David Levy – New Year 2021 – Dec 20

The 1200 word document addressing the deal parting our shores from mainland Europe has, as yet, failed to reach the Halls of Marinet’s Wiltshire HQ.

What is known is that the fishing community has had to swallow a new kind of fudge that is not to their taste.

This fudge is not sweet or toffee or anything like acceptable.   All of the bonuses that the fishing industry have been expecting are on staggered hold for six years, whilst the European fleets either rape our stocks of fish to the point of collapse or they negotiate how they can buy up that additional quota.

Yes folks, the European fleets actually own and then fish a good percentage of our UK quota at the present time, and do so under flags of convenience.   They then land this British quota in foreign ports, for European customers, with profits ending up with overseas companies.

It’s a racket that our own fishing industry has been reluctant to reveal because it is not so fragrant a revelation.   Not all of the British fishing industry has been involved.   For example the Under-Ten-Metre boats, but they only receive less than 5% of the British quota — yet they have generally given the home market value for money.   They fish for crab, scallops, lobsters and other shellfish along with inshore fish species and this catch genuinely goes into home and export markets.

The bonanza that was expected from Brexit was always for the fishing fleets currently holding 95% of the UK quota, enabling them to increase their take or, once again, selling off the increased levels of catch that would have resulted.   To say it is a confused state is a real understatement.

The Marine Strategy Framework Directive (MSFD) is European Law, signed up to by the UK and still operative.   It should have become legally binding by 2020 by when all fish stocks were expected to have reached levels of sustainability, with catch levels referenced against the science of known stocks.

We are now in 2021, and the stock levels remain poor for most species of fish.   So we have already breached the law.   Despite knowing this legal obligation, our DEFRA Minister has attended annual fish quota meetings and, year on year, the Minister has breached the quota limit when set against scientific advice — as have all other EU countries.

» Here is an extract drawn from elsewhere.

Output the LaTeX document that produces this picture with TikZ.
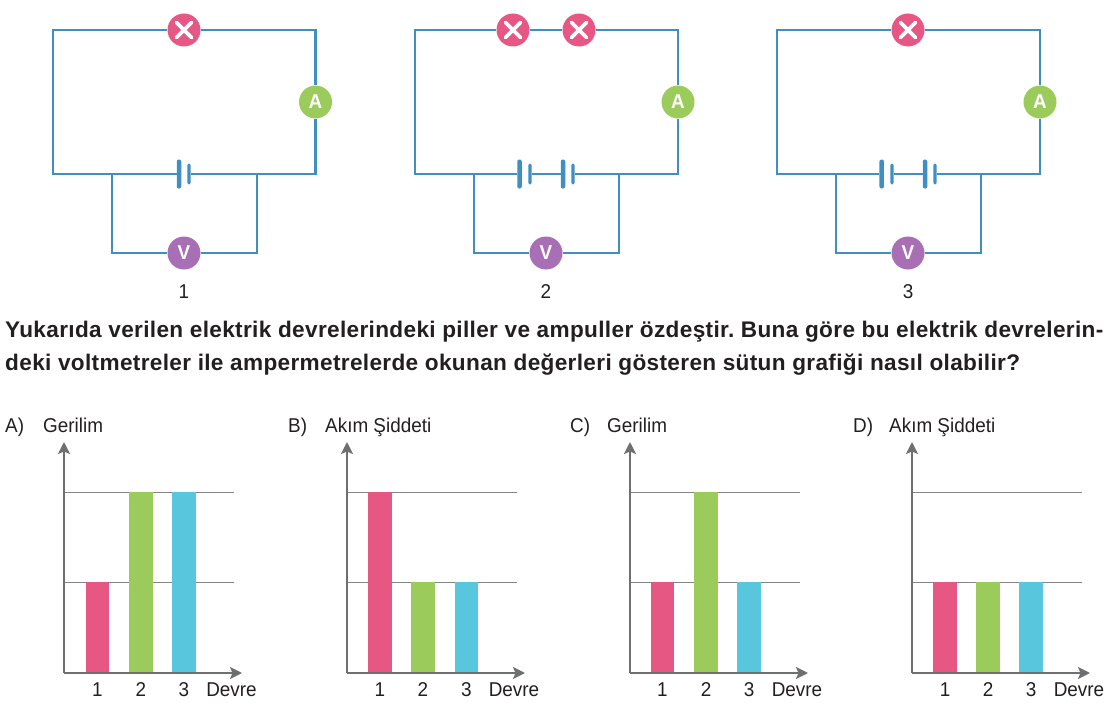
\documentclass[tikz,border=0pt]{standalone}
\usepackage{fontspec}
\setmainfont{Liberation Sans}
\newfontfamily\sorufont[LetterSpace=1.5]{Liberation Sans}
\newfontfamily\darfont[FakeStretch=.945]{Liberation Sans}
\usetikzlibrary{arrows.meta}
\definecolor{wire}{HTML}{3F8FC1}\definecolor{pink}{HTML}{E65783}\definecolor{lime}{HTML}{9BCB5B}
\definecolor{violet}{HTML}{A86FB4}\definecolor{cyan}{HTML}{58C6DC}\definecolor{axis}{HTML}{6E6F71}
\definecolor{ink}{HTML}{231F20}
\begin{document}
\begin{tikzpicture}
[x=1pt,y=-1pt,
w/.style={draw=wire,line width=2.2pt},
l/.style={circle,fill=pink,inner sep=0pt,minimum size=33pt,path picture={
 \draw[white,line width=3.6pt,line cap=round] ([shift={(-7.5,-7.5)}]path picture bounding box.center)--([shift={(7.5,7.5)}]path picture bounding box.center);
 \draw[white,line width=3.6pt,line cap=round] ([shift={(-7.5,7.5)}]path picture bounding box.center)--([shift={(7.5,-7.5)}]path picture bounding box.center);}},
m/.style={circle,inner sep=0pt,minimum size=33pt,text=white,font=\darfont\fontsize{20}{20}\selectfont\bfseries},
p/.style={fill=wire,inner sep=0pt,rounded corners=2pt,minimum width=4.5pt,minimum height=29pt},
q/.style={fill=wire,inner sep=0pt,rounded corners=1.6pt,minimum width=3.4pt,minimum height=21pt},
t/.style={inner sep=0pt,text=ink,text height=14pt,text depth=4pt,font=\darfont\fontsize{20}{20}\selectfont},
h/.style={inner sep=0pt,anchor=west,text=ink,font=\sorufont\fontsize{22.6}{22.6}\selectfont\bfseries\frenchspacing},
o/.style={draw=axis,line width=2.3pt,-{Stealth[length=12pt,width=12pt,inset=2.5pt]}},
g/.style={draw=axis!85,line width=.8pt},
b/.style={inner sep=0pt,anchor=south,minimum width=23.5pt}]
\useasboundingbox (0,0) rectangle (1112,709);
% devre 1
\node(l1) at (184,30)[l]{};\node(a1) at (315.5,102)[m,fill=lime]{A};\node(v1) at (184,253)[m,fill=violet]{V};
\node(p1) at (179,174)[p]{};\node(q1) at (189,174)[q]{};
\coordinate(c1) at (53,30);\coordinate(c2) at (315.5,30);\coordinate(c3) at (315.5,174);\coordinate(c4) at (53,174);
\coordinate(c5) at (112,174);\coordinate(c6) at (112,253);\coordinate(c7) at (257,174);\coordinate(c8) at (257,253);
\draw[w](p1)--(c4)--(c1)--(l1);\draw[w](l1)--(c2)--(a1);\draw[w](a1)--(c3)--(q1);
\draw[w](c5)--(c6)--(v1);\draw[w](v1)--(c8)--(c7);
\node(n1) at (184,293)[t]{1};
% devre 2
\node(l2) at (513,30)[l]{};\node(l3) at (579,30)[l]{};\node(a2) at (678,102)[m,fill=lime]{A};\node(v2) at (546,253)[m,fill=violet]{V};
\node(p2) at (519.5,174)[p]{};\node(q2) at (530,174)[q]{};\node(p3) at (563,174)[p]{};\node(q3) at (573,174)[q]{};
\coordinate(d1) at (415,30);\coordinate(d2) at (678,30);\coordinate(d3) at (678,174);\coordinate(d4) at (415,174);
\coordinate(d5) at (474,174);\coordinate(d6) at (474,253);\coordinate(d7) at (619,174);\coordinate(d8) at (619,253);
\draw[w](p2)--(d4)--(d1)--(l2);\draw[w](l2)--(l3);\draw[w](l3)--(d2)--(a2);\draw[w](a2)--(d3)--(q3);\draw[w](q2)--(p3);
\draw[w](d5)--(d6)--(v2);\draw[w](v2)--(d8)--(d7);
\node(n2) at (546,293)[t]{2};
% devre 3
\node(l4) at (908,30)[l]{};\node(a3) at (1040,102)[m,fill=lime]{A};\node(v3) at (908,253)[m,fill=violet]{V};
\node(p4) at (881.7,174)[p]{};\node(q4) at (892,174)[q]{};\node(p5) at (925,174)[p]{};\node(q5) at (935,174)[q]{};
\coordinate(e1) at (777,30);\coordinate(e2) at (1040,30);\coordinate(e3) at (1040,174);\coordinate(e4) at (777,174);
\coordinate(e5) at (836,174);\coordinate(e6) at (836,253);\coordinate(e7) at (981,174);\coordinate(e8) at (981,253);
\draw[w](p4)--(e4)--(e1)--(l4);\draw[w](l4)--(e2)--(a3);\draw[w](a3)--(e3)--(q5);\draw[w](q4)--(p5);
\draw[w](e5)--(e6)--(v3);\draw[w](v3)--(e8)--(e7);
\node(n3) at (908,293)[t]{3};
% soru
\node(s1) at (5,331.5)[h]{Yukarıda verilen elektrik devrelerindeki piller ve ampuller özdeştir. Buna göre bu elektrik devrelerin-};
\node(s2) at (5,365)[h]{deki voltmetreler ile ampermetrelerde okunan değerleri gösteren sütun grafiği nasıl olabilir?};
% grafik A
\node(ta) at (5,427)[t,anchor=west]{A)};\node(ya) at (43,427)[t,anchor=west]{Gerilim};
\coordinate(oa) at (64,673);\coordinate(ua) at (64,442);\coordinate(ra) at (242,673);
\coordinate(ga) at (65,492);\coordinate(ha) at (234,492);\coordinate(ia) at (65,582);\coordinate(ja) at (234,582);
\draw[g](ga)--(ha);\draw[g](ia)--(ja);
\draw[o](oa)--(ua);\draw[o](oa)--(ra);
\node(a1b) at (97.5,672)[b,fill=pink,minimum height=90pt]{};\node(a2b) at (141,672)[b,fill=lime,minimum height=180pt]{};\node(a3b) at (184,672)[b,fill=cyan,minimum height=180pt]{};
\node(a1n) at (97.5,691)[t]{1};\node(a2n) at (141,691)[t]{2};\node(a3n) at (184,691)[t]{3};\node(an) at (231.5,691)[t]{Devre};
% grafik B
\node(tb) at (288,427)[t,anchor=west]{B)};\node(yb) at (325,427)[t,anchor=west]{Akım Şiddeti};
\coordinate(ob) at (347,673);\coordinate(ub) at (347,442);\coordinate(rb) at (525,673);
\coordinate(gb) at (348,492);\coordinate(hb) at (517,492);\coordinate(ib) at (348,582);\coordinate(jb) at (517,582);
\draw[g](gb)--(hb);\draw[g](ib)--(jb);
\draw[o](ob)--(ub);\draw[o](ob)--(rb);
\node(b1b) at (380,672)[b,fill=pink,minimum height=180pt]{};\node(b2b) at (423,672)[b,fill=lime,minimum height=90pt]{};\node(b3b) at (466.5,672)[b,fill=cyan,minimum height=90pt]{};
\node(b1n) at (380,691)[t]{1};\node(b2n) at (423,691)[t]{2};\node(b3n) at (466.5,691)[t]{3};\node(bn) at (514,691)[t]{Devre};
% grafik C
\node(tc) at (570,427)[t,anchor=west]{C)};\node(yc) at (607,427)[t,anchor=west]{Gerilim};
\coordinate(oc) at (630,673);\coordinate(uc) at (630,442);\coordinate(rc) at (808,673);
\coordinate(gc) at (631,492);\coordinate(hc) at (800,492);\coordinate(ic) at (631,582);\coordinate(jc) at (800,582);
\draw[g](gc)--(hc);\draw[g](ic)--(jc);
\draw[o](oc)--(uc);\draw[o](oc)--(rc);
\node(c1b) at (662.5,672)[b,fill=pink,minimum height=90pt]{};\node(c2b) at (706,672)[b,fill=lime,minimum height=180pt]{};\node(c3b) at (749,672)[b,fill=cyan,minimum height=90pt]{};
\node(c1n) at (662.5,691)[t]{1};\node(c2n) at (706,691)[t]{2};\node(c3n) at (749,691)[t]{3};\node(cn) at (797,691)[t]{Devre};
% grafik D
\node(td) at (853,427)[t,anchor=west]{D)};\node(yd) at (889,427)[t,anchor=west]{Akım Şiddeti};
\coordinate(od) at (912,673);\coordinate(ud) at (912,442);\coordinate(rd) at (1090,673);
\coordinate(gd) at (913,492);\coordinate(hd) at (1082,492);\coordinate(id) at (913,582);\coordinate(jd) at (1082,582);
\draw[g](gd)--(hd);\draw[g](id)--(jd);
\draw[o](od)--(ud);\draw[o](od)--(rd);
\node(d1b) at (945,672)[b,fill=pink,minimum height=90pt]{};\node(d2b) at (988,672)[b,fill=lime,minimum height=90pt]{};\node(d3b) at (1031,672)[b,fill=cyan,minimum height=90pt]{};
\node(d1n) at (945,691)[t]{1};\node(d2n) at (988,691)[t]{2};\node(d3n) at (1031,691)[t]{3};\node(dn) at (1079,691)[t]{Devre};
\end{tikzpicture}
\end{document}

Marinet predicted this outcome from the onset.   That is because the MSFD did not set up the management and enforcement regime to deliver its aspirations and, as of this date, not one management plan is in operation.

We stood alone in the DEFRA run MSFD meetings stating what we saw as the blindingly obvious, and we were ridiculed for doing so by the other NGOs at the time.   These NGOs were happy sitting at the ‘Government Table’ and being spoken to on first name terms whilst this blind-siding was going on.

It is only today that they are belatedly trying to get a management structure for fisheries — not for all sites, only for the Dogger Bank.   If they are waking up to their mission, then they should be doing this for all sites and not just for a token area.

The UK Government is equally responsible for the lawlessness of this industry.

The UK Government’s position is not one of care and accountable management, with a long term plan of a sustainable industry, but rather to still view fishing as a resource that is limitless and can be plundered for evermore.

This insanity is the global story of an industry that postures its historic rights to go on fishing until species are fished to extinction.

Yet like the dinosaur they will never come back, whatever our film industry may say.